Expect the fertilizer? What is this guy talking about? Well, let me see if I can explain the fertilizer factor. Have you ever heard anyone say, "Don't pray for patience unless you want trials?" Well, that's the fertilizer factor; and I'm convinced that the same could be said for every part of the fruit of the Spirit: if you pray for it, you're asking for trouble, and trouble will come.
Let me explain why this is. Do you know that it's easy to love those who are lovely? As long as everyone with whom we are in contact is nice, pleasant, easy-going, and kind, we learn nothing about love. These people are easy to love. But as soon as you pray for love--say the words, "God, teach me how to love"--someone will come into your life who is nasty, bitter, cranky, difficult, harsh, mean-spirited; because when you can learn to love that person, then you will have learned something about love.
Or look at joy. Someone has said that joy is distinct from happiness, in that happiness depends on happenings, and if my happenings don't happen to happen the way I happen to want my happenings to happen, I'm unhappy. Joy is me being happy when my happenings don't happen to happen the way I happen to want my happenings to happen. So if everything in your life is running smoothly and falling right into place, you not only aren't learning anything about joy--you don't even know if you've got any. And I could say the same about each of the nine. What is peace without a storm? Patience without trials? You can work out the rest. And that's the fertilizer factor: if you pray for the fruit to grow, you will be hit with the fertilizer.
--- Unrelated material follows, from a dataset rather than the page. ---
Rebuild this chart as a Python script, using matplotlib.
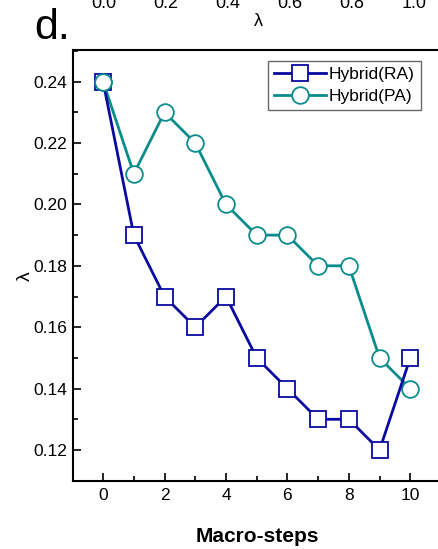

Am I saying not to pray for these things? Well, I have three thoughts on that, too--but they're a shorter three thoughts. The first is that God will tell you what to pray, and I certainly won't tell you not to pray for something you know God has required. But beyond that, I believe that we should pursue growth, we should embrace maturity. We were all younger once, and thank God that we've grown up. There are few of us who truly would give up all we've learned and go back to be teenagers and go through it all again; but there are none of us who would prefer never to have learned it, never to have gone through it to get here. The difficulties through which we pass are the lessons which mature us for the future, and however harsh they may seem at the moment, the life they bring us is worth the trouble to get there.
And the third thing is that God doesn't need you to pray for these things. He doesn't need your permission to work in your life to build the new creation. He already has it. You already asked Him to make you a new person, gave Him full authority to do what He saw fit. You might need to pray for these things, as part of your own lessons--to embrace that which He is doing; but He will do it, whether you pray for it or not. I'm not telling you that if you don't pray for these things your life will be easy. I'm telling you that the fertilizer is coming, the fruit needs to grow, and the Gardener will see that you get what it needs. I'm telling you to expect the fertilizer, to understand what it is when it hits you, and to focus on the fact that the fruit is growing.
This, I think, is some of what Paul wanted us to understand when he used the phrase, "the fruit of the Spirit". I hope it has been enlightening for you.